Exercise task
Copy every line that mentions the word "Generate".
** START Records provided **
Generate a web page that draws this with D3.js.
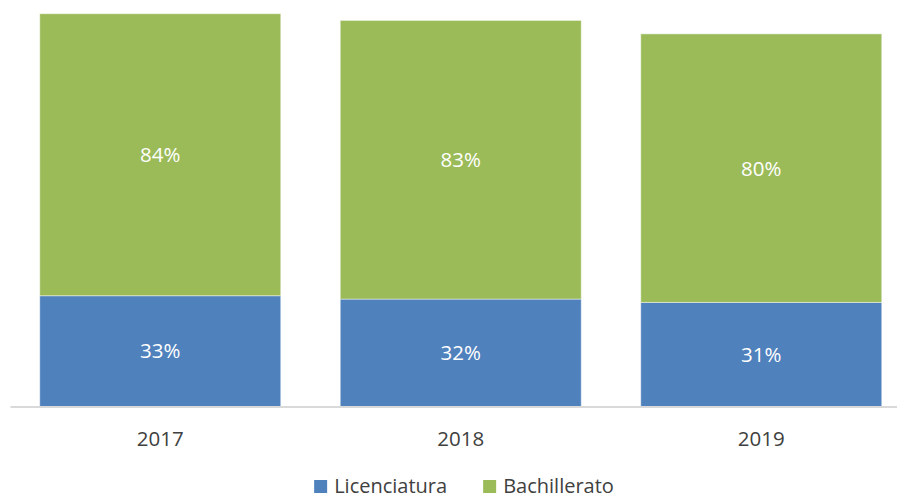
<!DOCTYPE html>
<html>
<head>
<meta charset="utf-8">
<script src="https://cdn.jsdelivr.net/npm/d3@7"></script>
<style>
    body { margin: 0; background: #fff; }
    svg { display: block; font-family: "Open Sans", "Liberation Sans", sans-serif; }
</style>
</head>
<body>
<div id="chart"></div>
<script>
// data
var years = ['2017', '2018', '2019'];
var licenciatura = [33, 32, 31];
var bachillerato = [84, 83, 80];
var seriesNames = ['Licenciatura', 'Bachillerato'];
var seriesColors = ['#4F81BD', '#9BBB59'];

var width = 897,
    height = 500,
    baseline = 406.5,
    labelSize = 20.5;

var svg = d3.select('#chart')
    .append('svg')
    .attr('width', width)
    .attr('height', height);

var x = d3.scaleBand()
    .domain(years)
    .range([10, 911.5])
    .paddingInner(0.198)
    .paddingOuter(0.099);

var y = d3.scaleLinear()
    .domain([0, 120])
    .range([baseline, baseline - 120 * 3.357]);

var rows = years.map(function (yr, i) {
    return { year: yr, Licenciatura: licenciatura[i], Bachillerato: bachillerato[i] };
});
var stacked = d3.stack().keys(seriesNames)(rows);

// bars
var layers = svg.selectAll('.layer')
    .data(stacked)
    .enter().append('g')
    .attr('class', 'layer')
    .attr('fill', function (d, i) { return seriesColors[i]; });

layers.selectAll('rect')
    .data(function (d) { return d; })
    .enter().append('rect')
    .attr('x', function (d) { return x(d.data.year); })
    .attr('y', function (d) { return y(d[1]); })
    .attr('width', x.bandwidth())
    .attr('height', function (d) { return y(d[0]) - y(d[1]); })
    .attr('stroke', 'rgba(255,255,255,0.45)')
    .attr('stroke-width', 1);

// value labels in the middle of each segment
layers.selectAll('text')
    .data(function (d) { return d; })
    .enter().append('text')
    .attr('x', function (d) { return x(d.data.year) + x.bandwidth() / 2; })
    .attr('y', function (d) { return (y(d[0]) + y(d[1])) / 2; })
    .attr('dy', '0.36em')
    .attr('text-anchor', 'middle')
    .attr('fill', '#fff')
    .attr('font-size', labelSize)
    .text(function (d) { return (d[1] - d[0]) + '%'; });

// category axis
var axis = svg.append('g')
    .attr('transform', 'translate(0,' + baseline + ')')
    .call(d3.axisBottom(x).tickSize(0).tickPadding(25));
axis.select('.domain')
    .attr('stroke', '#D9D9D9')
    .attr('stroke-width', 2);
axis.selectAll('.tick text')
    .attr('fill', '#404040')
    .attr('font-size', labelSize)
    .attr('font-family', '"Open Sans", sans-serif');

// legend
var legend = svg.append('g').attr('class', 'legend');
var items = legend.selectAll('g')
    .data(seriesNames)
    .enter().append('g');
items.append('rect')
    .attr('width', 13)
    .attr('height', 13)
    .attr('y', -13)
    .attr('fill', function (d, i) { return seriesColors[i]; });
items.append('text')
    .attr('x', 20)
    .attr('fill', '#404040')
    .attr('font-size', 20)
    .text(function (d) { return d; });

var offset = 0;
items.each(function () {
    d3.select(this).attr('transform', 'translate(' + offset + ',0)');
    offset += this.getBBox().width + 36;
});
var legendWidth = offset - 36;
legend.attr('transform', 'translate(' + (464 - legendWidth / 2) + ',493)');
</script>
</body>
</html>
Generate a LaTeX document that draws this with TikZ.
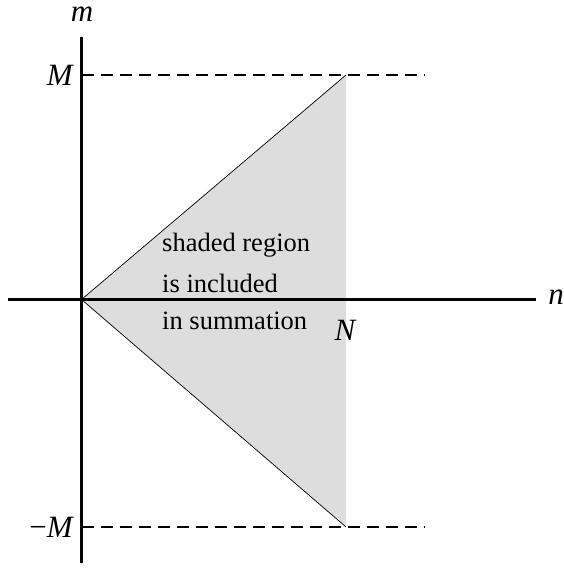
\documentclass[tikz,border=0pt]{standalone}
\usepackage{fontspec}
\setmainfont{Liberation Serif}
\usepackage{xcolor}
\usepackage{tikz}
\usetikzlibrary{calc}
\definecolor{figline}{RGB}{0,0,0}
\definecolor{figfill}{RGB}{221,221,221}
\tikzset{
  axis/.style  ={draw=figline, line width=2.6pt},
  edge/.style  ={draw=figline, line width=0.7pt},
  guide/.style ={draw=figline, line width=1.2pt, dash pattern=on 12pt off 7pt},
  lab/.style   ={font=\fontsize{31}{36}\selectfont\itshape, inner sep=1pt},
  txt/.style   ={font=\fontsize{26.5}{32}\selectfont, inner sep=0pt, anchor=west},
}

\begin{document}
\begin{tikzpicture}[x=1pt,y=-1pt]
  \useasboundingbox (0,0) rectangle (563,570);
  \coordinate (O) at (81.5,299.5);
  \coordinate (top) at (346,75);
  \coordinate (bot) at (346,527);
  \coordinate (topend) at (425,75);
  \coordinate (botend) at (425,527);
  \coordinate (ytop) at (81.5,37);
  \coordinate (ybot) at (81.5,563);
  \coordinate (xleft) at (8,299.5);
  \coordinate (xright) at (536,299.5);
  \fill[figfill] (O) -- (top) -- (bot) -- cycle;
  \draw[edge] (O) -- (top);
  \draw[edge] (O) -- (bot);
  \draw[guide] (O |- top) -- (topend);
  \draw[guide] (O |- bot) -- (botend);
  \draw[axis] (ytop) -- (ybot);
  \draw[axis] (xleft) -- (xright);
  \node[lab,text height=1.5ex,text depth=0pt,anchor=base] (mlab) at (82,21) {m};
  \node[lab] (nlab) at (556,297) {n};
  \node[lab,anchor=east] (Mlab) at (74,75) {M};
  \node[lab,anchor=east] (mMlab) at (74,527) {{\upshape −}M};
  \node[lab] (Nlab) at (345,330) {N};
  \node[txt] (line1) at (162,245) {shaded region};
  \node[txt] (line2) at (162,283) {is included};
  \node[txt] (line3) at (162,321) {in summation};
\end{tikzpicture}
\end{document}
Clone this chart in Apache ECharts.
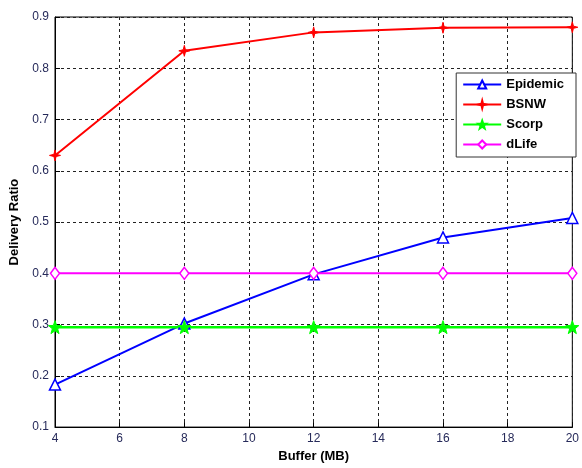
<!DOCTYPE html>
<html><head><meta charset="utf-8">
<script src="https://cdn.jsdelivr.net/npm/echarts@6/dist/echarts.min.js"></script>
<style>html,body{margin:0;padding:0;background:#fff}#c{width:582px;height:468px}</style>
</head><body><div id="c"></div>
<script>
const xValues = [4, 8, 12, 16, 20];
const epidemic = [0.183, 0.302, 0.398, 0.470, 0.508];
const bsnw = [0.630, 0.834, 0.870, 0.879, 0.880];
const scorp = [0.295, 0.295, 0.295, 0.295, 0.295];
const dlife = [0.400, 0.400, 0.400, 0.400, 0.400];
const seriesNames = ['Epidemic', 'BSNW', 'Scorp', 'dLife'];

const pair = arr => xValues.map((x, i) => [x, arr[i]]);
const starPath = 'path://M0,-10 L2.4,-3.3 L9.5,-3.1 L3.9,1.3 L5.9,8.1 L0,4.1 L-5.9,8.1 L-3.9,1.3 L-9.5,-3.1 L-2.4,-3.3 Z';
const plusStar = 'path://M0,-10 L2,-2 L10,0 L2,2 L0,10 L-2,2 L-10,0 L-2,-2 Z';
const font = 'Arial, "Liberation Sans", sans-serif';

const chart = echarts.init(document.getElementById('c'));
chart.setOption({
  animation: false,
  backgroundColor: '#fff',
  grid: {left: 54, right: 6, top: 17, bottom: 37, show: true, borderColor: '#000', borderWidth: 1},
  legend: {
    right: 6, top: 73, orient: 'vertical', itemWidth: 38, itemHeight: 10, itemGap: 7,
    backgroundColor: '#fff', borderColor: '#333', borderWidth: 1, padding: [5, 12, 6, 6],
    textStyle: {fontFamily: font, fontWeight: 'bold', fontSize: 13, color: '#000'},
    data: seriesNames
  },
  xAxis: {
    type: 'value', min: 4, max: 20, interval: 2,
    name: 'Buffer (MB)', nameLocation: 'middle', nameGap: 21,
    nameTextStyle: {fontFamily: font, fontWeight: 'bold', fontSize: 13, color: '#000'},
    axisLine: {lineStyle: {color: '#000', width: 1}},
    axisTick: {inside: true, length: 5, lineStyle: {color: '#000'}},
    axisLabel: {fontFamily: font, fontSize: 12, color: '#262a5a', margin: 6},
    splitLine: {show: true, lineStyle: {color: '#222', type: [3, 3], width: 1}}
  },
  yAxis: {
    type: 'value', min: 0.1, max: 0.9, interval: 0.1,
    name: 'Delivery Ratio', nameLocation: 'middle', nameGap: 34,
    nameTextStyle: {fontFamily: font, fontWeight: 'bold', fontSize: 13, color: '#000'},
    axisLine: {lineStyle: {color: '#000', width: 1}},
    axisTick: {inside: true, length: 5, lineStyle: {color: '#000'}},
    axisLabel: {fontFamily: font, fontSize: 12, color: '#262a5a', margin: 6, formatter: v => v.toFixed(1)},
    splitLine: {show: true, lineStyle: {color: '#222', type: [3, 3], width: 1}}
  },
  series: [
    {name: 'Epidemic', type: 'line', data: pair(epidemic), symbol: 'triangle', symbolSize: 11,
     lineStyle: {color: '#0000ff', width: 2}, itemStyle: {color: '#fff', borderColor: '#0000ff', borderWidth: 1.5}},
    {name: 'BSNW', type: 'line', data: pair(bsnw), symbol: plusStar, symbolSize: 11,
     lineStyle: {color: '#ff0000', width: 2}, itemStyle: {color: '#ff0000', borderColor: '#ff0000', borderWidth: 1}},
    {name: 'Scorp', type: 'line', data: pair(scorp), symbol: starPath, symbolSize: 13,
     lineStyle: {color: '#00ff00', width: 2.5}, itemStyle: {color: '#00ff00', borderColor: '#00ff00', borderWidth: 1}},
    {name: 'dLife', type: 'line', data: pair(dlife), symbol: 'diamond', symbolSize: [9, 12],
     lineStyle: {color: '#ff00ff', width: 2}, itemStyle: {color: '#fff', borderColor: '#ff00ff', borderWidth: 1.5}}
  ]
});
</script></body></html>
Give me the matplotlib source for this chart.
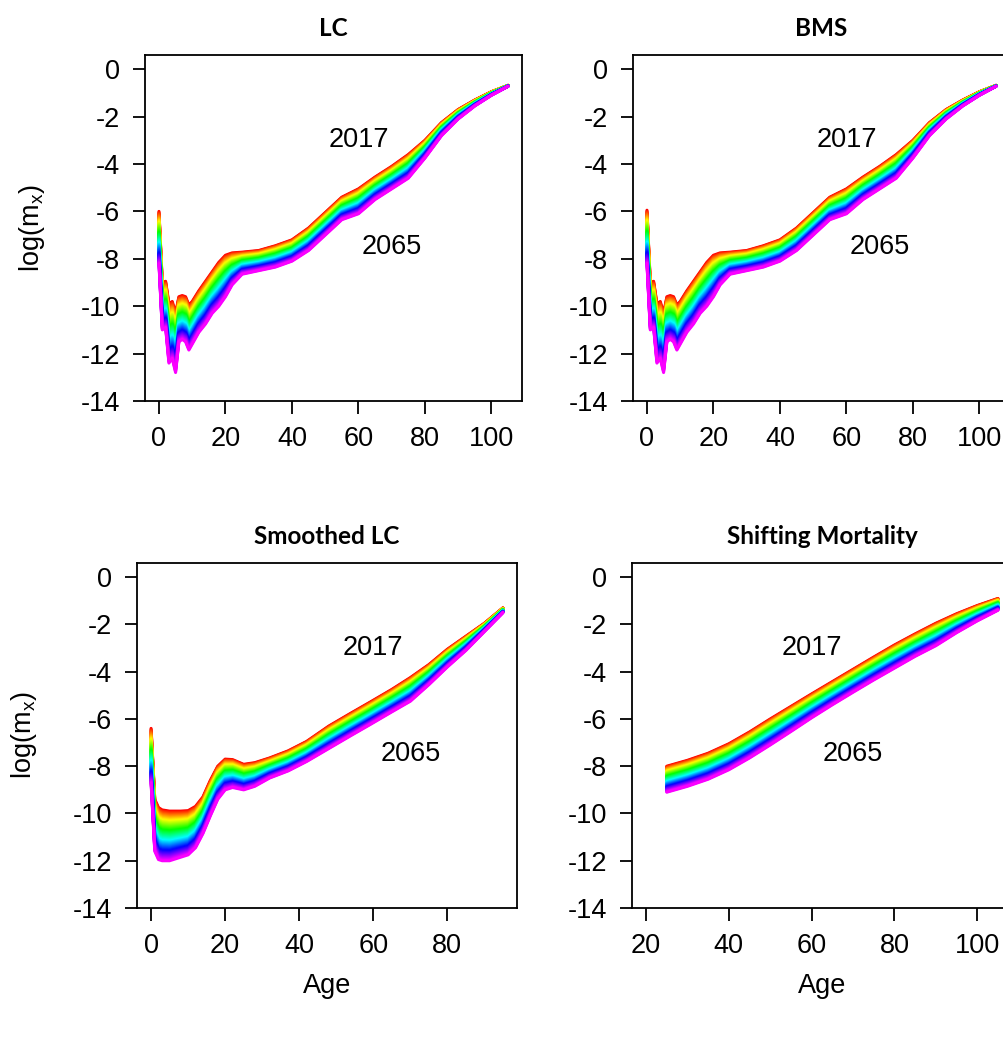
import numpy as np
import matplotlib
matplotlib.use("Agg")
import matplotlib.pyplot as plt
from matplotlib.colors import hsv_to_rgb

plt.rcParams["font.family"] = ["Liberation Sans", "DejaVu Sans"]
plt.rcParams["mathtext.fontset"] = "custom"
plt.rcParams["mathtext.rm"] = "Liberation Sans"
plt.rcParams["mathtext.it"] = "Liberation Sans"

first_year = 2017
last_year = 2065
years = list(range(first_year, last_year + 1))

# LC / BMS forecasts: log death rates in first and last forecast year
lc_ages = [0, 1, 2, 3, 4, 5, 6, 7, 8, 9, 10, 12, 14, 16, 18, 20, 22, 25, 30,
           35, 40, 45, 50, 55, 60, 65, 70, 75, 80, 85, 90, 95, 100, 105]
lc_2017 = [-6.0, -9.0, -8.95, -9.9, -9.8, -10.3, -9.6, -9.55, -9.6, -9.95, -9.8,
           -9.35, -8.95, -8.55, -8.15, -7.85, -7.75, -7.72, -7.65, -7.45, -7.2,
           -6.7, -6.05, -5.4, -5.05, -4.55, -4.1, -3.6, -3.0, -2.25, -1.7, -1.3,
           -0.95, -0.68]
lc_2065 = [-8.2, -11.0, -10.9, -12.4, -12.2, -12.8, -11.5, -11.4, -11.5, -11.85,
           -11.6, -11.1, -10.75, -10.3, -10.0, -9.6, -9.1, -8.65, -8.5, -8.35,
           -8.1, -7.65, -7.0, -6.35, -6.1, -5.5, -5.05, -4.6, -3.75, -2.8, -2.1,
           -1.55, -1.1, -0.72]

bms_ages = lc_ages
bms_2017 = [-5.95, -9.0, -8.95, -9.9, -9.8, -10.3, -9.6, -9.55, -9.6, -9.95, -9.8,
            -9.35, -8.95, -8.55, -8.15, -7.85, -7.75, -7.72, -7.65, -7.45, -7.2,
            -6.7, -6.05, -5.4, -5.05, -4.55, -4.1, -3.6, -3.0, -2.25, -1.7, -1.3,
            -0.95, -0.68]
bms_2065 = [-8.2, -11.0, -10.9, -12.4, -12.2, -12.8, -11.5, -11.4, -11.5, -11.85,
            -11.6, -11.1, -10.75, -10.3, -10.0, -9.6, -9.1, -8.65, -8.5, -8.35,
            -8.1, -7.65, -7.0, -6.35, -6.1, -5.5, -5.05, -4.6, -3.75, -2.8, -2.1,
            -1.55, -1.1, -0.72]

sm_ages = [0, 1, 2, 3, 5, 8, 10, 12, 14, 16, 18, 20, 22, 25, 28, 32, 37, 42, 48,
           54, 59, 65, 70, 75, 80, 85, 90, 95]
sm_2017 = [-6.4, -9.4, -9.75, -9.85, -9.9, -9.9, -9.88, -9.7, -9.3, -8.6, -8.0,
           -7.7, -7.72, -7.92, -7.85, -7.65, -7.35, -6.95, -6.3, -5.75, -5.3,
           -4.75, -4.25, -3.7, -3.05, -2.5, -1.95, -1.3]
sm_2065 = [-8.7, -11.6, -11.95, -12.0, -12.0, -11.85, -11.75, -11.45, -10.85,
           -10.1, -9.4, -9.0, -8.9, -9.0, -8.85, -8.5, -8.2, -7.8, -7.25, -6.7,
           -6.25, -5.7, -5.25, -4.55, -3.8, -3.1, -2.3, -1.5]

sh_ages = [25, 30, 35, 40, 45, 50, 55, 60, 65, 70, 75, 80, 85, 90, 95, 100, 105]
sh_2017 = [-8.0, -7.75, -7.45, -7.05, -6.55, -6.0, -5.47, -4.94, -4.42, -3.9,
           -3.38, -2.87, -2.4, -1.95, -1.55, -1.2, -0.9]
sh_2065 = [-9.1, -8.85, -8.55, -8.15, -7.65, -7.1, -6.53, -5.95, -5.4, -4.87,
           -4.35, -3.85, -3.35, -2.9, -2.35, -1.85, -1.4]

panels = [
    ("LC", lc_ages, lc_2017, lc_2065, (-4.2, 109.2), [0, 20, 40, 60, 80, 100]),
    ("BMS", bms_ages, bms_2017, bms_2065, (-4.2, 109.2), [0, 20, 40, 60, 80, 100]),
    ("Smoothed LC", sm_ages, sm_2017, sm_2065, (-3.8, 98.8), [0, 20, 40, 60, 80]),
    ("Shifting Mortality", sh_ages, sh_2017, sh_2065, (16.6, 108.4), [20, 40, 60, 80, 100]),
]

# axes boxes in pixels: left, top, right, bottom
boxes = [(145, 55, 522, 401), (633, 55, 1010, 401),
         (137, 563, 517, 908), (632, 563, 1012, 908)]

W, H = 1004, 1037
fig = plt.figure(figsize=(W / 100, H / 100), dpi=100)

n = len(years)
colors = [hsv_to_rgb((0.83 * i / (n - 1), 1, 1)) for i in range(n)]

for k, (title, ages, top, bot, xlim, xt) in enumerate(panels):
    l, t, r, b = boxes[k]
    ax = fig.add_axes([l / W, 1 - b / H, (r - l) / W, (b - t) / H])
    top = np.array(top)
    bot = np.array(bot)
    for i, yr in enumerate(years):
        kt = (yr - first_year) / (last_year - first_year)
        ax.plot(ages, top + kt * (bot - top), color=colors[i], lw=2.2,
                solid_capstyle="round", solid_joinstyle="round")
    ax.set_xlim(*xlim)
    ax.set_ylim(-14, 0.6)
    ax.set_xticks(xt)
    ax.set_yticks(range(-14, 1, 2))
    ax.set_yticklabels([str(v) for v in range(-14, 1, 2)])
    ax.tick_params(labelsize=19.5, length=9, width=1.3, pad=9)
    for s in ax.spines.values():
        s.set_linewidth(1.3)
    ax.set_title(title, family=["Lato", "DejaVu Sans"], fontweight="bold",
                 fontsize=17.5, pad=14)
    ax.text(60, -3, "2017", fontsize=19.5, ha="center", va="center")
    ax.text(70, -7.5, "2065", fontsize=19.5, ha="center", va="center")
    if k % 2 == 0:
        ax.set_ylabel(r"$\mathrm{log(m_x)}$", fontsize=19.5, labelpad=24)
    if k >= 2:
        ax.set_xlabel("Age", fontsize=19.5, labelpad=10)

fig.savefig("out.png", dpi=100)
** END Records provided **
Answer to the exercise
Generate a web page that draws this with D3.js.
Generate a LaTeX document that draws this with TikZ.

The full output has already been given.